Es gibt mehrere Berechnungsmethoden. Bei der Vermögenswert-Berechnung, wird das Vermögen abzüglich der Schulden erfasst. Das Ertragswertverfahren konzentriert sich hingegen auf die zukünftigen Ertragsaussichten des Unternehmens. Die Praktikermethode ist eine Kombination der ersten beiden und ermöglicht die Angabe einer Preisspanne. Zuletzt kann man mit der Discounted-Cash-Flow-Methode den zukünftigen Ertragswert anhand des freien Cashflows nach Steuern berechnen. Diese Methode eignet sich für etablierte Unternehmen, die seit Jahren steigende Gewinne erzielen. Der Preis ist auch von der Art der Transaktion abhängig. Julie Gloor von Raiffeisen Schweiz weiss: «Bei Familienübernahmen ist der Preis in der Regel um 30 Prozent zu niedrig angesetzt, bei Management-Buy-Outs (MBOs) um 15 Prozent.»

Arten des Unternehmensverkaufs

  • Familiennachfolge: Das Unternehmen wird innerhalb der Familie weitergegeben.
  • Management-Buy-Out (MBO): Die operative Geschäftsleitung übernimmt das Unternehmen.
  • Management-Buy-In (MBI): Eine externe Drittpartei kauft sich in das Unternehmen ein, das können Privatpersonen sein, aber auch Private-Equity-Fonds. 

7. Angepasster Preis und Teilverkäufe

Je nach Situation ist es für Verkaufende ratsam, den Preis mit sogenannten «Bereinigungen» nach unten anzupassen. Die Technik des bereinigten Ebitda erleichtert es, einen Käufer zu finden, und verhindert, dass der Verkäufer einem steuerlichen Pendelschlag ausgesetzt wird. 

Auch Teilverkäufe können bei Wachstumszielen profitabel sein, da verbleibende Anteile an Wert gewinnen können. Manche Eigentümer verkaufen zu diesem Zweck die Mehrheit der Unternehmensanteile an eine starke Investorin und behalten nur einen kleinen Prozentsatz.

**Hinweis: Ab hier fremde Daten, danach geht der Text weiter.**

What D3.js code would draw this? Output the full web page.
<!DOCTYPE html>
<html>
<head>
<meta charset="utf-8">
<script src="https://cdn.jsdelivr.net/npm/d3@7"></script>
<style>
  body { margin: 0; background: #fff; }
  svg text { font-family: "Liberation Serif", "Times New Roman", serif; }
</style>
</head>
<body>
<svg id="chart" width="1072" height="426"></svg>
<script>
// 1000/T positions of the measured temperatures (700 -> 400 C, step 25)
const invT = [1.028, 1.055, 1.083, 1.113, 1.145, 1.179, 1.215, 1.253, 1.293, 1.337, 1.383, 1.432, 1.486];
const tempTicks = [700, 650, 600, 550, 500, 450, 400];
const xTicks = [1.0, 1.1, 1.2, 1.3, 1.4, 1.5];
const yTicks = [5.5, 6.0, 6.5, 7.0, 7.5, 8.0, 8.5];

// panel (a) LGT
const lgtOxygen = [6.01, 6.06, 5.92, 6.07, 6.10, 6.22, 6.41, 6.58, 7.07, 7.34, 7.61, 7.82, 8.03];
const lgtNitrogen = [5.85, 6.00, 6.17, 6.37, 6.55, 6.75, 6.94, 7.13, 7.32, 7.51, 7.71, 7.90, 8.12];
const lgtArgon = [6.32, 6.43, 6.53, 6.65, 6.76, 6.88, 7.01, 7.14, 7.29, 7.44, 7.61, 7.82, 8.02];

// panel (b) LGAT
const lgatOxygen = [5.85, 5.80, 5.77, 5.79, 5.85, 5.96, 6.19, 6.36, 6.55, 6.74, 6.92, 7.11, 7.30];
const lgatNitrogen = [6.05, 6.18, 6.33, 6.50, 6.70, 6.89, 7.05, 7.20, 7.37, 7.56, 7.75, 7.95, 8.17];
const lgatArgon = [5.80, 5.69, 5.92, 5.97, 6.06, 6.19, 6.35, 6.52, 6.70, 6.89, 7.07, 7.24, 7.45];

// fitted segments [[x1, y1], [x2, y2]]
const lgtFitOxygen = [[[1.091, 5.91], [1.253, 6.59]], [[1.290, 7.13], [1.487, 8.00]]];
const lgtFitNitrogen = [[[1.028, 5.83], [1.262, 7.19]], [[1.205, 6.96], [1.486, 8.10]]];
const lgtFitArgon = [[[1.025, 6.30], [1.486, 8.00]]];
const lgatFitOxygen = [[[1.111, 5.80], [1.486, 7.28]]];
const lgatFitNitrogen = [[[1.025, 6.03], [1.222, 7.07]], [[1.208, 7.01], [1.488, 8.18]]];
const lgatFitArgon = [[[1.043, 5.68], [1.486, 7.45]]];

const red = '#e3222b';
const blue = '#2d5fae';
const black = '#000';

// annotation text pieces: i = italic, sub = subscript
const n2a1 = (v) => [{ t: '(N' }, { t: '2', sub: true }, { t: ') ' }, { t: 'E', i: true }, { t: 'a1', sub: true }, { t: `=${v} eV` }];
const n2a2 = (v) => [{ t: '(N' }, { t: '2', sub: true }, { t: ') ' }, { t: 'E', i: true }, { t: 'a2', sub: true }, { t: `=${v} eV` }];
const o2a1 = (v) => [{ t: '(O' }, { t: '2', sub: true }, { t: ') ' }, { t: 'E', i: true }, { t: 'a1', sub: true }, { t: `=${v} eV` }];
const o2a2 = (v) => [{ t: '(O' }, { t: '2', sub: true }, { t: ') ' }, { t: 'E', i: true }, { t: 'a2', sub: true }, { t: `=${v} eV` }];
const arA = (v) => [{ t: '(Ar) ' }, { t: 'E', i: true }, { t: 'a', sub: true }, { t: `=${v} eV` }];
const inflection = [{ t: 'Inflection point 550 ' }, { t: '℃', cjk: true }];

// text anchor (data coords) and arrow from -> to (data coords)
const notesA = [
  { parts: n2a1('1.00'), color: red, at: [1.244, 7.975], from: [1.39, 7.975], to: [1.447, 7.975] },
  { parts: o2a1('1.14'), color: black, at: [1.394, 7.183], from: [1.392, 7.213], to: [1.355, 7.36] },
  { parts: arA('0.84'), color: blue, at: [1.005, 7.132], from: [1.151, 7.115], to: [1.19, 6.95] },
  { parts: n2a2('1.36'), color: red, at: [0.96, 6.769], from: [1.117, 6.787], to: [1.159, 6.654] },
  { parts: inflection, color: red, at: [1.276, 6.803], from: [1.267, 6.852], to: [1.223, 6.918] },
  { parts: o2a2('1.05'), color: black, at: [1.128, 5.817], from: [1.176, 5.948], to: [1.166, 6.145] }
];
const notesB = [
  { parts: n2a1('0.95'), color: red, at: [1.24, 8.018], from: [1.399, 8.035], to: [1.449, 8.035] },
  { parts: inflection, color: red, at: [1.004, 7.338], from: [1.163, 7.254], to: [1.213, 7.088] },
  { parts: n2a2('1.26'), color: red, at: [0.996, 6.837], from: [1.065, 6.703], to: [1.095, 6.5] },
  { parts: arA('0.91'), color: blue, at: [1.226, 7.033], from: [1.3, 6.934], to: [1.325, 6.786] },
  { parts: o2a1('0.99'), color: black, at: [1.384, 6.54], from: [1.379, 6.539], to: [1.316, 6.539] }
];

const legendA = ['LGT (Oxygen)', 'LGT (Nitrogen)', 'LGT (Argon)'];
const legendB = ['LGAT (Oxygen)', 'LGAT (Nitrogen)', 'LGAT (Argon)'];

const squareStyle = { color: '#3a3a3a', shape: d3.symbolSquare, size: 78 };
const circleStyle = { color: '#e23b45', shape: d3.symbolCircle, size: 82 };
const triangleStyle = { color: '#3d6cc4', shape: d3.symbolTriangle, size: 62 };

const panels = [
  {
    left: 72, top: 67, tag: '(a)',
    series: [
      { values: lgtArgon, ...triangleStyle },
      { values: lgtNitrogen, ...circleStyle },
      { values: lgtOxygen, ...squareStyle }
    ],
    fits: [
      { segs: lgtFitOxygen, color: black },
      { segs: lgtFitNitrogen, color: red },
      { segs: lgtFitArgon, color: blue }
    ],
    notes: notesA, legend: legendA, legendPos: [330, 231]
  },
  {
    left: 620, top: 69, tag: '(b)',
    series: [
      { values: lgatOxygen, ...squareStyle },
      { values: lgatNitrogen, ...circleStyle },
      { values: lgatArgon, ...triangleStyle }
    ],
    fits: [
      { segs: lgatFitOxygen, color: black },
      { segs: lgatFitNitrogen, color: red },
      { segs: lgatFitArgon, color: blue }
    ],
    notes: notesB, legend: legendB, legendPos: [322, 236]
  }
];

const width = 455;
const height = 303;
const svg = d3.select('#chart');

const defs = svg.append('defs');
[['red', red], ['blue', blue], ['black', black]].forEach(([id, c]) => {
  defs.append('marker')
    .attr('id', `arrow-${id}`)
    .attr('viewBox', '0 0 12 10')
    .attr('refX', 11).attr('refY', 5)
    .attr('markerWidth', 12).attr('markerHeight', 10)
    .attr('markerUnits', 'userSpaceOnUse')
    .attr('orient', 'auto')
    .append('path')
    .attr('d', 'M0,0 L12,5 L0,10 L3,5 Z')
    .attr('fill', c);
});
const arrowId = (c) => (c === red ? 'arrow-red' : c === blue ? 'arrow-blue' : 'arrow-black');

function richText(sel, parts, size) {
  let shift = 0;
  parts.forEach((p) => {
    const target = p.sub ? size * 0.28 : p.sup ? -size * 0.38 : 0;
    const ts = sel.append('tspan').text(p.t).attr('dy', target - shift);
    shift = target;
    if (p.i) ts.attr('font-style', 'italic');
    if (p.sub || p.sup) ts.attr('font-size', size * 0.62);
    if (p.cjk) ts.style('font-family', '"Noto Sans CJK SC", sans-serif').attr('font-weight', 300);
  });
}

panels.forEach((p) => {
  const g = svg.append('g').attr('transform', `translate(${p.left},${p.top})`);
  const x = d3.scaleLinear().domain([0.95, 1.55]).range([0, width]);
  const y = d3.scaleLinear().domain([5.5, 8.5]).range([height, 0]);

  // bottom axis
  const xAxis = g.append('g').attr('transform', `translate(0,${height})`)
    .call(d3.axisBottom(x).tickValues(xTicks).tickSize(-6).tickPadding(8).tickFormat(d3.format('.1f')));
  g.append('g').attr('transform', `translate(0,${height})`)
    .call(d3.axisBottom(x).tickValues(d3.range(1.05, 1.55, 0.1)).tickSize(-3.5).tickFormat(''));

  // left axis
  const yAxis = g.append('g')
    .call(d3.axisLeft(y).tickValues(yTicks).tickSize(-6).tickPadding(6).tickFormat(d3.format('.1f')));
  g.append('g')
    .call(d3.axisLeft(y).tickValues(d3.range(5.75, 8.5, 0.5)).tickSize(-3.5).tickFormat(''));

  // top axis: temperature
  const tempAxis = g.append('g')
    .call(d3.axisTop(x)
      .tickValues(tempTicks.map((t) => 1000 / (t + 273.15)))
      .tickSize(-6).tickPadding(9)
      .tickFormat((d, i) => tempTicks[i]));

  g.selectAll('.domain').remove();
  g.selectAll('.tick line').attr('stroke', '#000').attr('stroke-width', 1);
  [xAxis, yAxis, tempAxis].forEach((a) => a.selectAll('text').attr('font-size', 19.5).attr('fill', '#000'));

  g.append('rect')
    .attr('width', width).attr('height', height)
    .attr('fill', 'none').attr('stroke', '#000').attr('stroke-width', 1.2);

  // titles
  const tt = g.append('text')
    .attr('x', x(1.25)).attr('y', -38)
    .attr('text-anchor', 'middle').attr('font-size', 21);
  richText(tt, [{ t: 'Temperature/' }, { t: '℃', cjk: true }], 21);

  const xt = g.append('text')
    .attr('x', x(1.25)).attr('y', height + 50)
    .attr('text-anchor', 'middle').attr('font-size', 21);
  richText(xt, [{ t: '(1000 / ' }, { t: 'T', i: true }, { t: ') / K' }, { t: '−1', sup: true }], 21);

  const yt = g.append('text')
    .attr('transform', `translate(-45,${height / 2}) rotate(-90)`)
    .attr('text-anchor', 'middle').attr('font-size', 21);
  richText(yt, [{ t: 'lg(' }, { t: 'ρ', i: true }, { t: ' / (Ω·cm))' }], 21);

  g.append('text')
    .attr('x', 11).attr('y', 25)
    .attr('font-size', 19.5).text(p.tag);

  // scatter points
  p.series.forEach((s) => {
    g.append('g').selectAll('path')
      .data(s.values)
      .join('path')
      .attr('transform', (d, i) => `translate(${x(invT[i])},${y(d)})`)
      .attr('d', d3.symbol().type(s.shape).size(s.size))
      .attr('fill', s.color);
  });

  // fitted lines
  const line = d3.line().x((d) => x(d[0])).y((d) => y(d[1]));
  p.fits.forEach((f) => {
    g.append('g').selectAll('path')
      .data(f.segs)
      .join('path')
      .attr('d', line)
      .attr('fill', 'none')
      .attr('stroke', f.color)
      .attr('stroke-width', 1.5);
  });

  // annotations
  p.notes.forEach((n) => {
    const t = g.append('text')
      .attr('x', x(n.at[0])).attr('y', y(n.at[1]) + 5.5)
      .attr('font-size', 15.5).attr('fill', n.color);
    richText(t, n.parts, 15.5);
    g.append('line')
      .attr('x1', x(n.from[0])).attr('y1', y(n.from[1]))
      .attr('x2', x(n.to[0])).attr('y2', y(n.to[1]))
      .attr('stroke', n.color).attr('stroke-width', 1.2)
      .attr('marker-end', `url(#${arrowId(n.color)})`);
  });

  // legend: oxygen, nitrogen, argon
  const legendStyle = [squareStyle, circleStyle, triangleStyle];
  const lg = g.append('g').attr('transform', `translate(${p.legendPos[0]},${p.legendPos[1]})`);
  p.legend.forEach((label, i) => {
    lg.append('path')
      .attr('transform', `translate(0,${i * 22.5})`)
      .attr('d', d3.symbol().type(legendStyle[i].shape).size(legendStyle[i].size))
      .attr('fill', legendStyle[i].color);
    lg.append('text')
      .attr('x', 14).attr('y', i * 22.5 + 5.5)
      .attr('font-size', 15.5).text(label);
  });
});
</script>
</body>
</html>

8. Berücksichtigung versteckter Kosten

Eine falsche Bewertung kann hohe versteckte Kosten verursachen. Provisionen und Gebühren variieren je nach Transaktionstyp und -grösse. Bei Familienübertragungen und MBOs sollten Sie mit einer Pauschale zwischen 15’000 und 25’000 Franken für eine einfache Transaktion rechnen, während komplexere Verkäufe schnell auf 50’000 Franken ansteigen können. Für eine Transaktion in Höhe von einigen Millionen, bei der ein Käufer gesucht werden muss, veranschlagen die kontaktierten Spezialisten die Provision zwischen 3 und 8 Prozent des Verkaufspreises. Der Prozentsatz sinkt bis auf 2 Prozent, wenn die Transaktion 10 Millionen übersteigt.

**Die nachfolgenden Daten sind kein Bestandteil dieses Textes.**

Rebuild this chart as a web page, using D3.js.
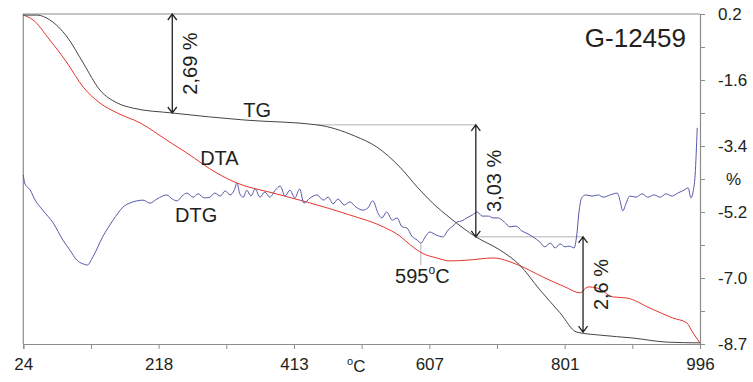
<!DOCTYPE html>
<html>
<head>
<meta charset="utf-8">
<script src="https://cdn.jsdelivr.net/npm/d3@7"></script>
<style>
  body { margin: 0; background: #fff; }
  text { font-family: "Liberation Sans", Arial, sans-serif; fill: #231f20; }
</style>
</head>
<body>
<svg id="chart" width="753" height="382"></svg>
<script>
"use strict";

// temperature (°C) / mass change (%)
const tgTemp = [24, 44, 62, 87, 110, 134, 159, 182, 238, 342, 446, 500, 532, 565, 590, 612, 637, 674, 709, 737, 766, 795, 819, 852, 900, 949, 996];
const tgValue = [0.17, 0.17, 0.04, -0.42, -1.12, -1.85, -2.20, -2.34, -2.47, -2.66, -2.79, -3.09, -3.39, -3.93, -4.47, -4.90, -5.30, -5.81, -6.17, -6.57, -7.24, -7.86, -8.38, -8.46, -8.54, -8.65, -8.67];

// DTA, plotted on the same scale (relative units)
const dtaTemp = [24, 38, 62, 87, 110, 134, 159, 192, 230, 259, 302, 331, 383, 431, 493, 541, 565, 580, 597, 618, 637, 661, 699, 735, 770, 802, 824, 835, 848, 871, 891, 924, 957, 977, 986, 996];
const dtaValue = [0.17, 0.04, -0.50, -1.12, -1.77, -2.20, -2.47, -2.74, -3.20, -3.55, -4.09, -4.36, -4.63, -4.87, -5.22, -5.54, -5.79, -6.03, -6.25, -6.38, -6.46, -6.44, -6.38, -6.57, -6.89, -7.16, -7.32, -7.16, -7.19, -7.43, -7.46, -7.73, -8.00, -8.13, -8.40, -8.67];

// DTG, plotted on the same scale (relative units)
const dtgTemp = [24, 26, 34, 41, 52, 67, 81, 91, 101, 110, 116, 124, 138, 153, 160, 167, 177, 187, 196, 206, 216, 230, 238, 245, 252, 259, 268, 275, 284, 292, 299, 307, 314, 321, 327, 331, 335, 340, 345, 351, 357, 364, 371, 378, 386, 393, 400, 407, 414, 421, 427, 436, 446, 455, 462, 469, 476, 485, 493, 502, 512, 519, 526, 534, 539, 546, 554, 561, 568, 575, 582, 590, 595, 602, 608, 617, 627, 634, 641, 647, 654, 661, 669, 676, 683, 692, 699, 706, 715, 723, 732, 740, 749, 756, 766, 773, 781, 788, 795, 802, 809, 815, 819, 822, 826, 832, 841, 850, 857, 867, 877, 881, 885, 890, 895, 904, 913, 921, 930, 939, 947, 956, 964, 973, 979, 983, 986, 989, 992];
const dtgValue = [-4.14, -4.36, -4.55, -4.82, -5.09, -5.44, -5.90, -6.17, -6.44, -6.54, -6.57, -6.35, -5.81, -5.36, -5.17, -5.01, -4.90, -4.84, -4.82, -4.90, -4.79, -4.68, -4.79, -4.84, -4.71, -4.63, -4.74, -4.65, -4.76, -4.74, -4.63, -4.71, -4.57, -4.68, -4.55, -4.36, -4.65, -4.74, -4.55, -4.71, -4.52, -4.74, -4.60, -4.74, -4.55, -4.44, -4.71, -4.55, -4.76, -4.52, -4.90, -4.76, -4.68, -4.82, -4.74, -4.92, -4.79, -4.95, -4.87, -5.01, -5.09, -5.03, -4.84, -5.19, -5.30, -5.14, -5.36, -5.30, -5.54, -5.57, -5.79, -5.90, -5.98, -5.79, -5.68, -5.76, -5.81, -5.63, -5.52, -5.41, -5.38, -5.30, -5.22, -5.14, -5.25, -5.25, -5.30, -5.30, -5.41, -5.54, -5.52, -5.65, -5.73, -5.81, -5.95, -6.08, -5.98, -6.11, -6.00, -6.08, -6.06, -6.11, -5.76, -5.17, -4.76, -4.68, -4.71, -4.68, -4.74, -4.68, -4.63, -4.82, -5.11, -4.90, -4.71, -4.74, -4.65, -4.74, -4.68, -4.74, -4.65, -4.71, -4.63, -4.55, -4.49, -4.76, -4.60, -4.14, -2.87];

const xTickLabels = ["24", "218", "413", "607", "801", "996"];
const yTickLabels = ["0.2", "-1.6", "-3.4", "-5.2", "-7.0", "-8.7"];

// mass-loss steps: [temperature, from %, to %, label]
const steps = [
  [238, 0.2, -2.47, "2,69 %"],
  [674, -2.79, -5.81, "3,03 %"],
  [828, -5.81, -8.38, "2,6 %"]
];
const peakTemp = 595;

const svg = d3.select("#chart");
const plotLeft = 23.3, plotRight = 700, plotTop = 14, plotBottom = 344;

const x = d3.scaleLinear().domain([24, 996]).range([plotLeft, plotRight]);
const y = d3.scaleLinear().domain([-8.7, 0.2]).range([plotBottom, plotTop]);

const frameColor = "#8c8c8c";

// frame: top and left edges
svg.append("path")
  .attr("d", `M${plotLeft},${plotBottom}V${plotTop}H${plotRight}`)
  .attr("fill", "none")
  .attr("stroke", frameColor)
  .attr("stroke-width", 1.2);

// bottom axis
const xTicks = d3.range(11).map(i => 24 + i * (996 - 24) / 10);
const xAxis = svg.append("g")
  .attr("transform", `translate(0,${plotBottom})`)
  .call(d3.axisBottom(x).tickValues(xTicks).tickSize(5).tickPadding(9)
    .tickFormat((d, i) => i % 2 === 0 ? xTickLabels[i / 2] : ""));

// right axis
const yTicks = d3.range(11).map(i => 0.2 - i * 8.9 / 10);
const yAxis = svg.append("g")
  .attr("transform", `translate(${plotRight},0)`)
  .call(d3.axisRight(y).tickValues(yTicks).tickSize(5).tickPadding(13)
    .tickFormat((d, i) => i % 2 === 0 ? yTickLabels[i / 2] : ""));

[xAxis, yAxis].forEach(g => {
  g.select(".domain").attr("stroke", frameColor).attr("stroke-width", 1.2);
  g.selectAll(".tick line").attr("stroke", frameColor);
  g.selectAll("text").attr("font-size", 17).attr("font-family", null).attr("fill", "#231f20");
});

// axis titles
svg.append("text")
  .attr("x", plotRight + 26).attr("y", y(yTicks[5])).attr("dy", "0.35em")
  .attr("font-size", 17)
  .text("%");

const degC = svg.append("text")
  .attr("x", 347).attr("y", 372)
  .attr("font-size", 17);
degC.append("tspan").attr("font-size", 11).attr("dy", -7).text("o");
degC.append("tspan").attr("dy", 7).text("C");

// thin guide lines
const guide = "#b4b4b4";
svg.append("line")
  .attr("x1", x(446)).attr("x2", x(steps[1][0]))
  .attr("y1", y(steps[1][1])).attr("y2", y(steps[1][1]))
  .attr("stroke", guide);
svg.append("line")
  .attr("x1", x(steps[1][0])).attr("x2", x(steps[2][0]))
  .attr("y1", y(steps[2][1])).attr("y2", y(steps[2][1]))
  .attr("stroke", guide);
svg.append("line")
  .attr("x1", x(peakTemp)).attr("x2", x(peakTemp))
  .attr("y1", y(-5.98)).attr("y2", y(-6.57))
  .attr("stroke", guide);

// curves
const line = d3.line().curve(d3.curveMonotoneX).x(d => x(d[0])).y(d => y(d[1]));
const curves = [
  [d3.zip(dtaTemp, dtaValue), "#e5352b"],
  [d3.zip(dtgTemp, dtgValue), "#5659aa"],
  [d3.zip(tgTemp, tgValue), "#454545"]
];
curves.forEach(([pts, color]) => {
  svg.append("path")
    .datum(pts)
    .attr("d", line)
    .attr("fill", "none")
    .attr("stroke", color)
    .attr("stroke-width", 1)
    .attr("stroke-linejoin", "round");
});

// double arrows with step labels
steps.forEach(([t, v1, v2, label]) => {
  const ax = x(t), y1 = y(v1), y2 = y(v2);
  svg.append("path")
    .attr("d", `M${ax},${y1}V${y2}M${ax - 4.5},${y1 + 6}L${ax},${y1}L${ax + 4.5},${y1 + 6}M${ax - 4.5},${y2 - 6}L${ax},${y2}L${ax + 4.5},${y2 - 6}`)
    .attr("fill", "none")
    .attr("stroke", "#222")
    .attr("stroke-width", 1.3);
  svg.append("text")
    .attr("transform", `translate(${ax + 25},${(y1 + y2) / 2}) rotate(-90)`)
    .attr("text-anchor", "middle")
    .attr("font-size", 20)
    .text(label);
});

// curve labels
const labels = [["TG", 340, -2.58], ["DTA", 278, -3.87], ["DTG", 242, -5.41]];
labels.forEach(([txt, t, v]) => {
  svg.append("text")
    .attr("x", x(t)).attr("y", y(v))
    .attr("font-size", 20)
    .text(txt);
});

const peak = svg.append("text")
  .attr("x", x(558)).attr("y", y(-7.05))
  .attr("font-size", 20);
peak.append("tspan").text(String(peakTemp));
peak.append("tspan").attr("font-size", 12).attr("dy", -9).text("o");
peak.append("tspan").attr("dy", 9).text("C");

svg.append("text")
  .attr("x", 686).attr("y", 47)
  .attr("text-anchor", "end")
  .attr("font-size", 26)
  .text("G-12459");
</script>
</body>
</html>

9. Vorbereitung auf das Closing

Nach Abschluss der Verhandlungen muss der Verkäufer zahlreiche Dokumente unterschreiben, einschliesslich des Kaufvertrags und der Passivgarantie. Die Passivgarantie regelt Fragen im Zusammenhang mit Ereignissen vor dem Verkauf, wie z. B. Steueranpassungen oder Rechtsstreitigkeiten. Preisanpassungsklauseln beschreiben die erforderlichen Maluszahlungen, wenn sich der Verkauf verzögert. Hat die Käuferin bezahlt, ist das Closing abgeschlossen.

10. Berücksichtigung des menschlichen Aspekts

Der menschliche Faktor ist entscheidend. Um einen reibungslosen Übergang anzustreben, behalten viele KMU den ehemaligen Eigentümer eine Zeit lang im Unternehmen, indem sie eine gemischte Geschäftsführung einrichten. Auch wenn die Idee gut ist, ist es dennoch empfehlenswert, dem ehemaligen Chef ein Austrittsdatum zu setzen, das nicht länger als ein Jahr dauert. So können sich Teams an die neue Führung gewöhnen.

Dieser Artikel erschien zuerst bei PME unter dem Titel 10 conseils pour vendre son entreprise.